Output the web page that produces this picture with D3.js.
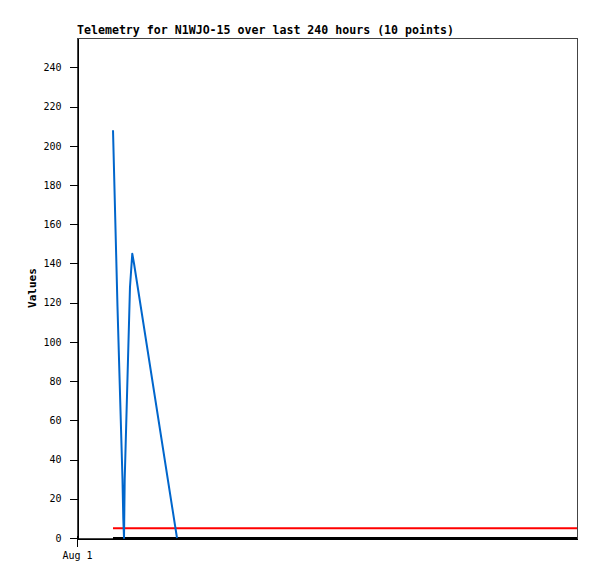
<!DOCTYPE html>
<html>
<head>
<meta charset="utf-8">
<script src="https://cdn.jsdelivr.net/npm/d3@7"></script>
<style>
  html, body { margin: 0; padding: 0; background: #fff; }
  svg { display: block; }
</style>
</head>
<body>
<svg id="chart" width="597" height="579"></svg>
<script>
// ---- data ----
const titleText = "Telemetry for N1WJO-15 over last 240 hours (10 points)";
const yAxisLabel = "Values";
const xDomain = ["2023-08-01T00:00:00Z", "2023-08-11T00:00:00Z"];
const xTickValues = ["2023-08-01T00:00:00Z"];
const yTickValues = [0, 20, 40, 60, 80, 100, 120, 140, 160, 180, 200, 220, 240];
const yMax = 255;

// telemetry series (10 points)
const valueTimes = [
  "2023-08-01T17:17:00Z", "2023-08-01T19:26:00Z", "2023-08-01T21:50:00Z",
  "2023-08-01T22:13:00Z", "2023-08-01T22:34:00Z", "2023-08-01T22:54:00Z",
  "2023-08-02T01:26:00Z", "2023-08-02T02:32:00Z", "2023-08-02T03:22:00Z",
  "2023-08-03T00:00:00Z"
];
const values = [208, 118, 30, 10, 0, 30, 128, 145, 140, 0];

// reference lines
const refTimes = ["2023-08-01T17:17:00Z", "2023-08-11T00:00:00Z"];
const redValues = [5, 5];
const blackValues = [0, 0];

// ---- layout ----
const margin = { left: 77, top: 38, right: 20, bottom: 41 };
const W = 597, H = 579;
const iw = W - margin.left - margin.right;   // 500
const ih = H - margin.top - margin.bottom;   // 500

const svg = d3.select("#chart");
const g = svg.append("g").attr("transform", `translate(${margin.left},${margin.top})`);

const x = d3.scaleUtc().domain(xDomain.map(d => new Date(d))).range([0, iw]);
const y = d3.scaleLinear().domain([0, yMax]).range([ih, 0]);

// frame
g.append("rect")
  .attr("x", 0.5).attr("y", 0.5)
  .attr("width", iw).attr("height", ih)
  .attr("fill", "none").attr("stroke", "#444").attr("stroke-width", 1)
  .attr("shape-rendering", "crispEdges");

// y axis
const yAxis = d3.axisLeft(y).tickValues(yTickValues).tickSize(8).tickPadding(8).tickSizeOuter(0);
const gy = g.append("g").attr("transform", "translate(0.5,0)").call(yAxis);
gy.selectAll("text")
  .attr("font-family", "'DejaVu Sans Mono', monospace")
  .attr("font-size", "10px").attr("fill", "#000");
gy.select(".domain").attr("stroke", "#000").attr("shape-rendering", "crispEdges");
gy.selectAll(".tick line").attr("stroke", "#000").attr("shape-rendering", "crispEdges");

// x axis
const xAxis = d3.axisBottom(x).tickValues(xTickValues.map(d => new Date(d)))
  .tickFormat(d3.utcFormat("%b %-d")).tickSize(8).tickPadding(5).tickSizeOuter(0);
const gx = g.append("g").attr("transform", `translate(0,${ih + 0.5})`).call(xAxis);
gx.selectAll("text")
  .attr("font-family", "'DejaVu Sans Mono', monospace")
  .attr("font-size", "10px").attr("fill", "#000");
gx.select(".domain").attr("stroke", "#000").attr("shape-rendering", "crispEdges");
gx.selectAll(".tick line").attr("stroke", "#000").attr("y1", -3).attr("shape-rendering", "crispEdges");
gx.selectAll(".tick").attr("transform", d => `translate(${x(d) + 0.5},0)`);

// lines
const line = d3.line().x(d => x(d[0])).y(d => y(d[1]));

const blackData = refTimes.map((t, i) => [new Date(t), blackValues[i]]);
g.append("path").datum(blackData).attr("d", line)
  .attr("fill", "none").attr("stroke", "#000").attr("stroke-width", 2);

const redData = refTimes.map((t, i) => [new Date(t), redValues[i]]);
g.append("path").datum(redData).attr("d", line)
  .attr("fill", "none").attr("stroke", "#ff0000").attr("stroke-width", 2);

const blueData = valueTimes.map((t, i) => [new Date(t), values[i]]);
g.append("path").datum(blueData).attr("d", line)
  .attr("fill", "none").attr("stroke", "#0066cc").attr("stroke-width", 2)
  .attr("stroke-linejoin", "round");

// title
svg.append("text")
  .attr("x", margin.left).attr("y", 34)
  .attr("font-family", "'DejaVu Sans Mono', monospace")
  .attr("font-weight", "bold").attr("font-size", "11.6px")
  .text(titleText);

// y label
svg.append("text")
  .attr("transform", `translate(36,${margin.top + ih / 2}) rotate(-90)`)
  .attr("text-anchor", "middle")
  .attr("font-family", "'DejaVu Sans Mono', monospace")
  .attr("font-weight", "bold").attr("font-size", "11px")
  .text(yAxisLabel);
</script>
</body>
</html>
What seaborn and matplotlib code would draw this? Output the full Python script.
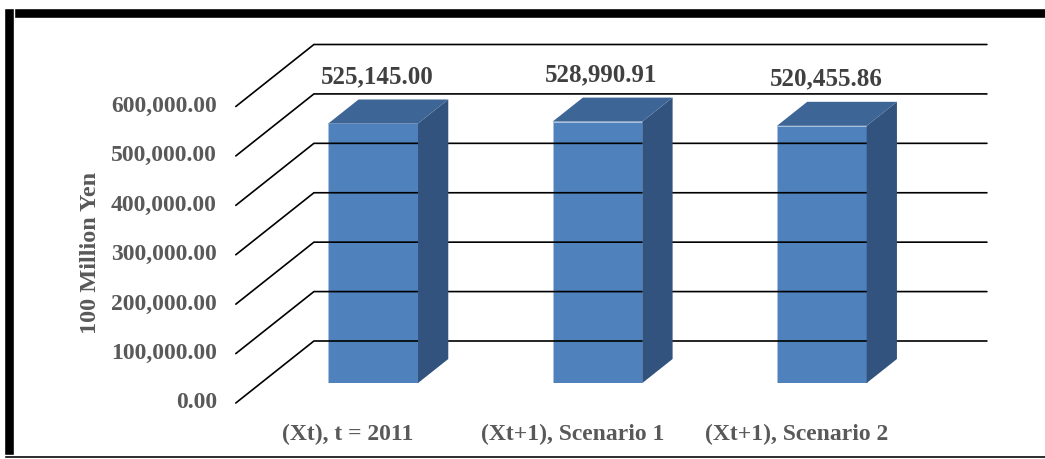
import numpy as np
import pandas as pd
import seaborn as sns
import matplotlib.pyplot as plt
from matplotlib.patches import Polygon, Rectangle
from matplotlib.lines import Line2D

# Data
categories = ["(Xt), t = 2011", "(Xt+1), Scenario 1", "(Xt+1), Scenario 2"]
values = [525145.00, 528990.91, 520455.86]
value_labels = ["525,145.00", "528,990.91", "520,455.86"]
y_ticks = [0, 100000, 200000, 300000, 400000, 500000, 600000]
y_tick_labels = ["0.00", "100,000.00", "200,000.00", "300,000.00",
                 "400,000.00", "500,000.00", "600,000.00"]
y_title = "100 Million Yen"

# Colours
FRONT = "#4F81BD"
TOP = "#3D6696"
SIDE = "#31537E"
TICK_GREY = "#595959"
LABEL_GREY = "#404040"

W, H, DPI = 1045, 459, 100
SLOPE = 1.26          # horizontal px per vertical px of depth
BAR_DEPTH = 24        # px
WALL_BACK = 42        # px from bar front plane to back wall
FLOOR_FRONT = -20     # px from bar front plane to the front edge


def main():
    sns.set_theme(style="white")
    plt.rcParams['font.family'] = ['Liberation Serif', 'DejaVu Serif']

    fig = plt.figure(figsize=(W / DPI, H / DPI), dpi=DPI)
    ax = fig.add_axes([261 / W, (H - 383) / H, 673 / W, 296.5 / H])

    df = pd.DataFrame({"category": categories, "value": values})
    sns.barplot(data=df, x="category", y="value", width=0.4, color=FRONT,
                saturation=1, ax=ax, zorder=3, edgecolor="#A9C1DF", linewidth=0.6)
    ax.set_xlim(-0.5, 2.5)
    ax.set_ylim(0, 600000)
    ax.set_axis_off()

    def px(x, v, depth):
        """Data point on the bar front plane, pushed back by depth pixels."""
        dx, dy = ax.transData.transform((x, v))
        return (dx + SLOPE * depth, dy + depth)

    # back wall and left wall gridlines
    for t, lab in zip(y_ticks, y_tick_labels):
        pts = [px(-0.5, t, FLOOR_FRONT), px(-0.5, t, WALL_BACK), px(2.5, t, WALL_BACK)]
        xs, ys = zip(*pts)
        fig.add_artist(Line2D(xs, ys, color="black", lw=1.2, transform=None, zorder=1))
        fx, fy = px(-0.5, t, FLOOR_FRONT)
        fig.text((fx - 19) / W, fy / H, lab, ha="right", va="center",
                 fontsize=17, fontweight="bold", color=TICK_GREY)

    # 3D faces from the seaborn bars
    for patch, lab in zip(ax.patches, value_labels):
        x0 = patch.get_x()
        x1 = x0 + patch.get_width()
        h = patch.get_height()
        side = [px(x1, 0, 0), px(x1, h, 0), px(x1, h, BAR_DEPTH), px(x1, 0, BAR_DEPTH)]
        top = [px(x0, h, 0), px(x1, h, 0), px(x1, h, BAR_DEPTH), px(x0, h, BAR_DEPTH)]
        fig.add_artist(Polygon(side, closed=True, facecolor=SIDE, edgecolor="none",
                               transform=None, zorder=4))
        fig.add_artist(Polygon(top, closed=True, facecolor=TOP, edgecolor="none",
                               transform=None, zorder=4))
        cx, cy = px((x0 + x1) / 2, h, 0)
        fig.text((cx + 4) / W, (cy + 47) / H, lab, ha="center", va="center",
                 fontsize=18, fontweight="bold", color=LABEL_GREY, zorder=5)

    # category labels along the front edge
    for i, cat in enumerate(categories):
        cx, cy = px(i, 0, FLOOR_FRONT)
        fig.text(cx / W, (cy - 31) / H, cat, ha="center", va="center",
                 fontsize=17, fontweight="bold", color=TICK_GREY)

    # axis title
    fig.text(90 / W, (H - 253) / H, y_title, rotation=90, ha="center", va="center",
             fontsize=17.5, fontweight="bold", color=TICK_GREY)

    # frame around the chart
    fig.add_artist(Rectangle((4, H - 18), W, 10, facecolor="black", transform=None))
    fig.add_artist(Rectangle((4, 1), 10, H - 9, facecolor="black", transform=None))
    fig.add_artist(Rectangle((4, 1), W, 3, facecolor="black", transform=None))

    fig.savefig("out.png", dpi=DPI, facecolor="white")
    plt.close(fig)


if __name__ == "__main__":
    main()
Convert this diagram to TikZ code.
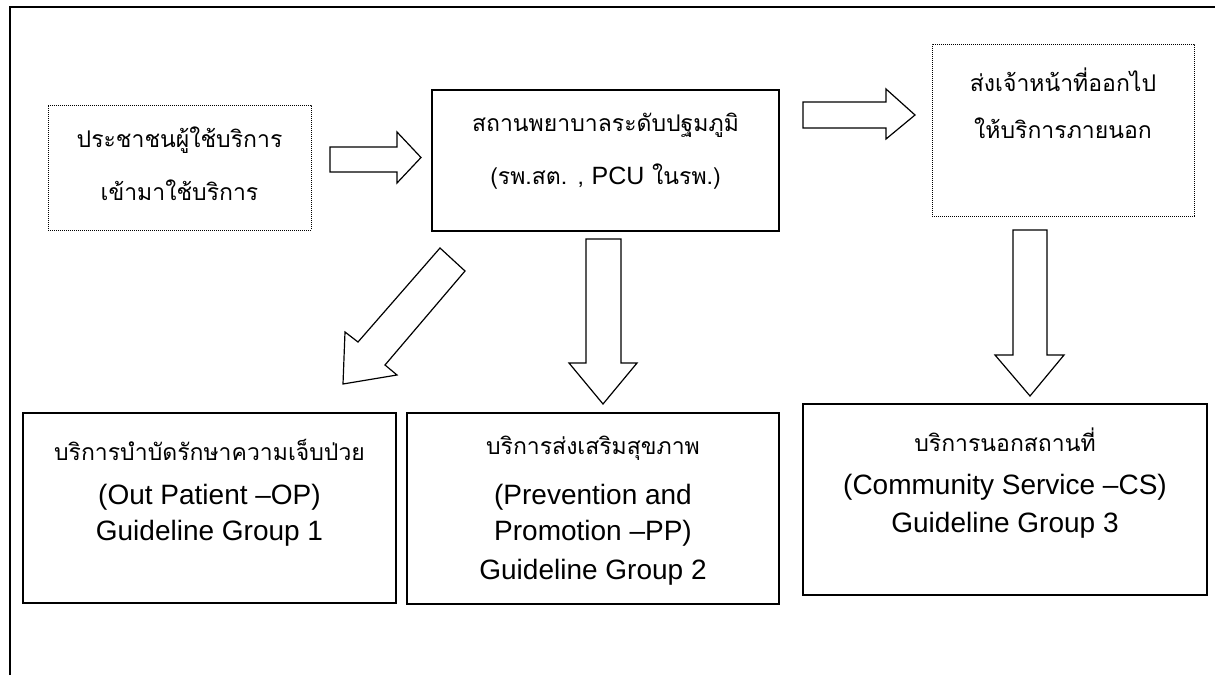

* **What you are asked to do**:
Write out again, exactly, the lines from the start of the listing up to the line containing "145, 140, 0];", with both ends and without pictures.

* **Completed exercise**:
Output the web page that produces this picture with D3.js.
<!DOCTYPE html>
<html>
<head>
<meta charset="utf-8">
<script src="https://cdn.jsdelivr.net/npm/d3@7"></script>
<style>
  html, body { margin: 0; padding: 0; background: #fff; }
  svg { display: block; }
</style>
</head>
<body>
<svg id="chart" width="597" height="579"></svg>
<script>
// ---- data ----
const titleText = "Telemetry for N1WJO-15 over last 240 hours (10 points)";
const yAxisLabel = "Values";
const xDomain = ["2023-08-01T00:00:00Z", "2023-08-11T00:00:00Z"];
const xTickValues = ["2023-08-01T00:00:00Z"];
const yTickValues = [0, 20, 40, 60, 80, 100, 120, 140, 160, 180, 200, 220, 240];
const yMax = 255;

// telemetry series (10 points)
const valueTimes = [
  "2023-08-01T17:17:00Z", "2023-08-01T19:26:00Z", "2023-08-01T21:50:00Z",
  "2023-08-01T22:13:00Z", "2023-08-01T22:34:00Z", "2023-08-01T22:54:00Z",
  "2023-08-02T01:26:00Z", "2023-08-02T02:32:00Z", "2023-08-02T03:22:00Z",
  "2023-08-03T00:00:00Z"
];
const values = [208, 118, 30, 10, 0, 30, 128, 145, 140, 0];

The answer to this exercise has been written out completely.